SUPPLIED RECORDS:
________________________

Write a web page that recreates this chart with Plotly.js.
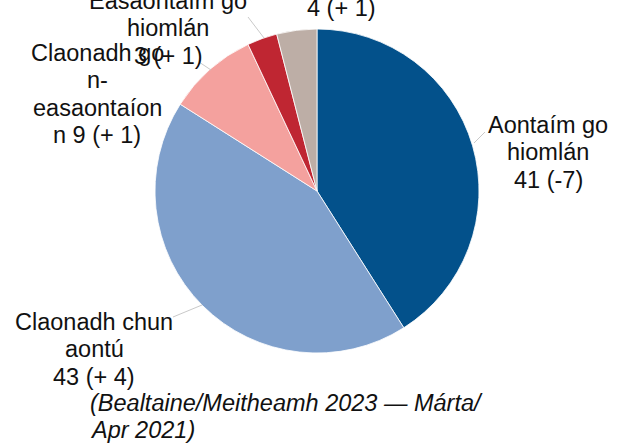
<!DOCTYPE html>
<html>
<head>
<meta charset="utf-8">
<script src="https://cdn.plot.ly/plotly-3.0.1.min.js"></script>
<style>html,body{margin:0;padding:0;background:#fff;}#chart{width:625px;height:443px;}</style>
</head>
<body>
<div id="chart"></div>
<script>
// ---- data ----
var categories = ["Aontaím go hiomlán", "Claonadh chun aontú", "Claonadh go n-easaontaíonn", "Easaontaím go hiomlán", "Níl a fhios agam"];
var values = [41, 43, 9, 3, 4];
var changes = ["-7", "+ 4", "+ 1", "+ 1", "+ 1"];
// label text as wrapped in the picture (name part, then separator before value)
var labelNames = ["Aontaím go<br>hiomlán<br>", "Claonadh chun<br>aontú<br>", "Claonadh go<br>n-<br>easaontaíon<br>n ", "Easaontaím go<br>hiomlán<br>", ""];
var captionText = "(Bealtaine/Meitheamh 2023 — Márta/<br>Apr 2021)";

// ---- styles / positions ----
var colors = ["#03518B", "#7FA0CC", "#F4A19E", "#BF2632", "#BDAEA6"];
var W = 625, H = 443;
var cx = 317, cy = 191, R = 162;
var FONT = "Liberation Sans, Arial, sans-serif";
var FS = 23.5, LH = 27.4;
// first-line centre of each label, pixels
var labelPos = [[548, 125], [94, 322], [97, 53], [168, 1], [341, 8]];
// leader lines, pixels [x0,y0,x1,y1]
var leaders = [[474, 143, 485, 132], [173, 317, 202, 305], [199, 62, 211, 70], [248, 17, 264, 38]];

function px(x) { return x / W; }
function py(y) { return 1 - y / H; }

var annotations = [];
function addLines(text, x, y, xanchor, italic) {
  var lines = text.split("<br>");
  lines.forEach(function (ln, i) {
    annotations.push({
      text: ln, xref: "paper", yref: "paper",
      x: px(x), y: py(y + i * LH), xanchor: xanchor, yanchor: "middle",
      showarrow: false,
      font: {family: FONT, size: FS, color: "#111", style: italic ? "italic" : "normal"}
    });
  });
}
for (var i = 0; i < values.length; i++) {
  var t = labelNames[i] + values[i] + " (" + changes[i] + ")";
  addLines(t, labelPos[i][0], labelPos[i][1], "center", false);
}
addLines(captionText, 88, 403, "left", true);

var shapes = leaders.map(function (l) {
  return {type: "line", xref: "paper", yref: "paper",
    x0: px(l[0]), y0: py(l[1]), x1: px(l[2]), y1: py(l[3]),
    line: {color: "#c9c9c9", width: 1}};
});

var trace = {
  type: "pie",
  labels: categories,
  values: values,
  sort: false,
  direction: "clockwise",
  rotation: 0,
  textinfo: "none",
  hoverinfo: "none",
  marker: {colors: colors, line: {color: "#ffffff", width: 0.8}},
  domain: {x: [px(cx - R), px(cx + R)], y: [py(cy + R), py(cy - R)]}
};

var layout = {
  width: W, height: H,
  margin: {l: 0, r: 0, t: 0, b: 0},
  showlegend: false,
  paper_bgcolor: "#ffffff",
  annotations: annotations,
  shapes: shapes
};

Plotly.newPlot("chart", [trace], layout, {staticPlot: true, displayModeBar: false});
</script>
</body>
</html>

________________________

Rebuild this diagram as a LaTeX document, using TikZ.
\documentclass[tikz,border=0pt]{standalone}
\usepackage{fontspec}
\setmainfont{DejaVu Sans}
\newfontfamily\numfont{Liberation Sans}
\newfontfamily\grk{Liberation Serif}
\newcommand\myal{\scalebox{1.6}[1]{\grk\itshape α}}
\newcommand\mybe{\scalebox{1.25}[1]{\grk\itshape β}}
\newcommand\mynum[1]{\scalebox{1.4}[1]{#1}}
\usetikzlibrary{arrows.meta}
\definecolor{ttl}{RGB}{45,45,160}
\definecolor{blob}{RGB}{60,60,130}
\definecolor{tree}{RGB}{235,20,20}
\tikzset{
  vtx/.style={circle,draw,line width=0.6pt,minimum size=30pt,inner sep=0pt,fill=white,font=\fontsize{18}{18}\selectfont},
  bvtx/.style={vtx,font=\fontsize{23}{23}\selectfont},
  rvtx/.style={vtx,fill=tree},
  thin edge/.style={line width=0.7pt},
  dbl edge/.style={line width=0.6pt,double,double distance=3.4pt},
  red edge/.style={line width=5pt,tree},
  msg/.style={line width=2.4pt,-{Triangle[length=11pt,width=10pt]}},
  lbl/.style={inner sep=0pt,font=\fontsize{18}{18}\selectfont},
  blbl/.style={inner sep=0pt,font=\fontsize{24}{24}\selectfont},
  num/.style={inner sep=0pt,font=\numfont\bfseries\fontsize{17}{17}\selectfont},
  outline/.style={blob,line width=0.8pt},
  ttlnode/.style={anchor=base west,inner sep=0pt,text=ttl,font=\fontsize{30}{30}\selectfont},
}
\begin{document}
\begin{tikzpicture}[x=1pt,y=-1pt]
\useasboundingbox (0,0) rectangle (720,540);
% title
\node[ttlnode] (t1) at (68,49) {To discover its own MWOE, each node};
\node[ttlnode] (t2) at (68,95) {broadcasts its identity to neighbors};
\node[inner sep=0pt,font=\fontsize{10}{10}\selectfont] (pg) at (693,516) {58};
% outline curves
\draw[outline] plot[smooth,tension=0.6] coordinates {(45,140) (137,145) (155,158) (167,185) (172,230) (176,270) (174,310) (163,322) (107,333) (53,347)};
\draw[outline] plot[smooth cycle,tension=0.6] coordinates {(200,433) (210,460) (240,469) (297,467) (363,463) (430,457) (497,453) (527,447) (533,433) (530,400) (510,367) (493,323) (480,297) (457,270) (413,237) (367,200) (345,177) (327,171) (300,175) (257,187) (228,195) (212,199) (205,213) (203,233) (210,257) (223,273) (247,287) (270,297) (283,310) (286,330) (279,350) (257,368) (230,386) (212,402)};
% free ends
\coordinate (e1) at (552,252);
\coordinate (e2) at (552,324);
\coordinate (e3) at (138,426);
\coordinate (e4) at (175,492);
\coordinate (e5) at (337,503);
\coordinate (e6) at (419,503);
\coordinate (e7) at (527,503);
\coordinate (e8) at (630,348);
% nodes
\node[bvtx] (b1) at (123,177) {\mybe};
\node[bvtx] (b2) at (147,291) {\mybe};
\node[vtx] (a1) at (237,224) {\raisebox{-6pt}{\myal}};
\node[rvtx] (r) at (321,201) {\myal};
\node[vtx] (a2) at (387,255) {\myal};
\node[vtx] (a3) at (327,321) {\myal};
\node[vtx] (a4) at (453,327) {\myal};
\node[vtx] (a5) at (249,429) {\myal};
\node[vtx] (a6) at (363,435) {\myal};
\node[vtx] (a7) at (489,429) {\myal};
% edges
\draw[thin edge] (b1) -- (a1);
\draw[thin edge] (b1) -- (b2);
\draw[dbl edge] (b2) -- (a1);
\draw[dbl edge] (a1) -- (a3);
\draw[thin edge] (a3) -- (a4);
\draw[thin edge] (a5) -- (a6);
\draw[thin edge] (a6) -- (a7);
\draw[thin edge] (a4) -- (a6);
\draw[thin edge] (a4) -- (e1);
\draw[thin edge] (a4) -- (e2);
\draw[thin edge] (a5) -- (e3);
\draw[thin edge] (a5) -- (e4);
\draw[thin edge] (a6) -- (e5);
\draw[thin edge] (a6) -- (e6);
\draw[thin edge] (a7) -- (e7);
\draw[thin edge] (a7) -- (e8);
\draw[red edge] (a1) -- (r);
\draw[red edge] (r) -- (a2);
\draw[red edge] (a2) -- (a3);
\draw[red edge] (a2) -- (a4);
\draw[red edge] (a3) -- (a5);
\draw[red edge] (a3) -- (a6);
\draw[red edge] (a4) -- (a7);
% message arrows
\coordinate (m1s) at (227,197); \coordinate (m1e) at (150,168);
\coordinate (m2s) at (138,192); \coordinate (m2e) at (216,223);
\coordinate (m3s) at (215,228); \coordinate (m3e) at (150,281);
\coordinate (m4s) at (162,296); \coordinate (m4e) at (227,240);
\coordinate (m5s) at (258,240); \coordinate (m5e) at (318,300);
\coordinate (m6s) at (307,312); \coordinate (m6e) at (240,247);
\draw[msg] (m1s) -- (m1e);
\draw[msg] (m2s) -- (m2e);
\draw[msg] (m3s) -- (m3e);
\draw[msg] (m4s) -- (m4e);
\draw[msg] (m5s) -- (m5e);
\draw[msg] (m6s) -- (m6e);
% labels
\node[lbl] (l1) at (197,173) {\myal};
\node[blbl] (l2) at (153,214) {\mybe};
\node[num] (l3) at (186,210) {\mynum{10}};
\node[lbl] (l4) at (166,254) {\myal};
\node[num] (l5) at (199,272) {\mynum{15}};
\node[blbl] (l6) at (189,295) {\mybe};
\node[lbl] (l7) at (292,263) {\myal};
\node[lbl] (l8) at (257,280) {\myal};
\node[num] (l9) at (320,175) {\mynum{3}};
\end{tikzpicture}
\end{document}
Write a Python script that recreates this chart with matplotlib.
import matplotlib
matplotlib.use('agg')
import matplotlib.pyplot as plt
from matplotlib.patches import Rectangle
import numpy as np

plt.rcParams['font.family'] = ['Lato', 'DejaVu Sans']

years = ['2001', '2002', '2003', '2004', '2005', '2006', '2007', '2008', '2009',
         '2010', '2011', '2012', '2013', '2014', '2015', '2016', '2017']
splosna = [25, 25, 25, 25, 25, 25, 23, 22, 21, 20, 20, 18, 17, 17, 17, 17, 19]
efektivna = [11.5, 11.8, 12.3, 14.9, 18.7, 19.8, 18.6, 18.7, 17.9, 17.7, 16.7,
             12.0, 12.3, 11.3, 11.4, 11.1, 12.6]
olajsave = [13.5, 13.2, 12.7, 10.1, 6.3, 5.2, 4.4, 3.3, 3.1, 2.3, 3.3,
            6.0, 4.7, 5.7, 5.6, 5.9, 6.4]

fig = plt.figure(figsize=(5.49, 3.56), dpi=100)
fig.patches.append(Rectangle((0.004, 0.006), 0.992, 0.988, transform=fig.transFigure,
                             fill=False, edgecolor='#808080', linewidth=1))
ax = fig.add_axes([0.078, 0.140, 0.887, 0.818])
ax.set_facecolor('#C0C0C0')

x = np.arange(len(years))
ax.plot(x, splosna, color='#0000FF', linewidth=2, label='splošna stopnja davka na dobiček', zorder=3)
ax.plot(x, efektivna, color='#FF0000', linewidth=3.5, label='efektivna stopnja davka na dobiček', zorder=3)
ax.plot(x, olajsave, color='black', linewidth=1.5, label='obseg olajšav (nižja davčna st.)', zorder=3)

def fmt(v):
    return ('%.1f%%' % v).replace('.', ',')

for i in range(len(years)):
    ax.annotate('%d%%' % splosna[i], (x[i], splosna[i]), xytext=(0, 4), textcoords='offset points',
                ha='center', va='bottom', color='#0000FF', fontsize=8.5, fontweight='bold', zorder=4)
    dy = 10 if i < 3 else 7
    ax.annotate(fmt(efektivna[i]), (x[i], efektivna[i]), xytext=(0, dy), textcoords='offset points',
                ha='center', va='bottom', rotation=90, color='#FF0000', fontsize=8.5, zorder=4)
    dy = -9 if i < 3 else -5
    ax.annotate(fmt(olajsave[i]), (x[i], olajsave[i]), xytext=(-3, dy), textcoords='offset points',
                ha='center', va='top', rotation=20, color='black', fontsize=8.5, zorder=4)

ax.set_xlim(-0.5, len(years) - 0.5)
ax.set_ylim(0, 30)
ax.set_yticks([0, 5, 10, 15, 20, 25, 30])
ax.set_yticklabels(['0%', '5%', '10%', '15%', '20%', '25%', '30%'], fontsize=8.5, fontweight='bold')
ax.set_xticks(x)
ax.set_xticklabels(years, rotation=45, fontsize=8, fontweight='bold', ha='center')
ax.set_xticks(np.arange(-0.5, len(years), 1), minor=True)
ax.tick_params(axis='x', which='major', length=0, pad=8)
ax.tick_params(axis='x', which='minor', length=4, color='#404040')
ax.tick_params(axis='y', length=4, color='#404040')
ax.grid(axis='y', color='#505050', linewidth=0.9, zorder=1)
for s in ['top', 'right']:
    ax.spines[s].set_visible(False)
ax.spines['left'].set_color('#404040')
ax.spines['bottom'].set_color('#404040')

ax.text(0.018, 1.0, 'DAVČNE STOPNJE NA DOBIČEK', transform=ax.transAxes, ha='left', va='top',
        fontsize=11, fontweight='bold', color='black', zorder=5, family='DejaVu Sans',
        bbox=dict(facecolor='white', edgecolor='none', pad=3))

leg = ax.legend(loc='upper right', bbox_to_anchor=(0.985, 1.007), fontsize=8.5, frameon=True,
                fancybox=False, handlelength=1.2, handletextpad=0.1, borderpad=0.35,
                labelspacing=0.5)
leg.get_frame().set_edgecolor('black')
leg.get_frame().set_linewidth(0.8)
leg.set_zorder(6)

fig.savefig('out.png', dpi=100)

________________________

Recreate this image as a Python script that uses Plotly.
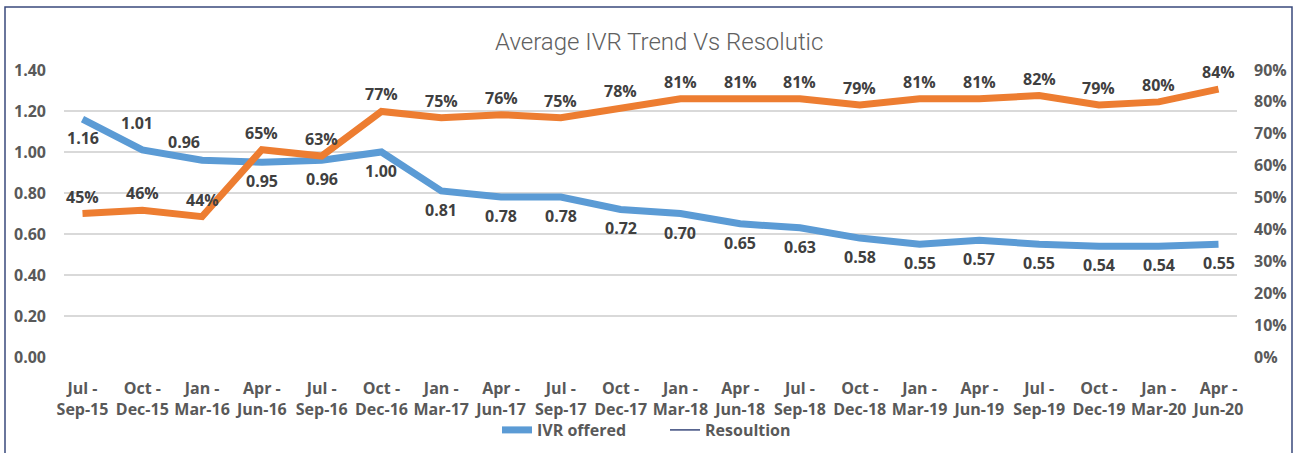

________________________

WHAT IS ASKED:
From the line that has "Write a web" through the line that has "2023 — Márta/<br>Apr", reproduce each line exactly as it stands and nothing else; do not include any pictures.

OUTPUT OF THE EXERCISE:
Write a web page that recreates this chart with Plotly.js.
<!DOCTYPE html>
<html>
<head>
<meta charset="utf-8">
<script src="https://cdn.plot.ly/plotly-3.0.1.min.js"></script>
<style>html,body{margin:0;padding:0;background:#fff;}#chart{width:625px;height:443px;}</style>
</head>
<body>
<div id="chart"></div>
<script>
// ---- data ----
var categories = ["Aontaím go hiomlán", "Claonadh chun aontú", "Claonadh go n-easaontaíonn", "Easaontaím go hiomlán", "Níl a fhios agam"];
var values = [41, 43, 9, 3, 4];
var changes = ["-7", "+ 4", "+ 1", "+ 1", "+ 1"];
// label text as wrapped in the picture (name part, then separator before value)
var labelNames = ["Aontaím go<br>hiomlán<br>", "Claonadh chun<br>aontú<br>", "Claonadh go<br>n-<br>easaontaíon<br>n ", "Easaontaím go<br>hiomlán<br>", ""];
var captionText = "(Bealtaine/Meitheamh 2023 — Márta/<br>Apr 2021)";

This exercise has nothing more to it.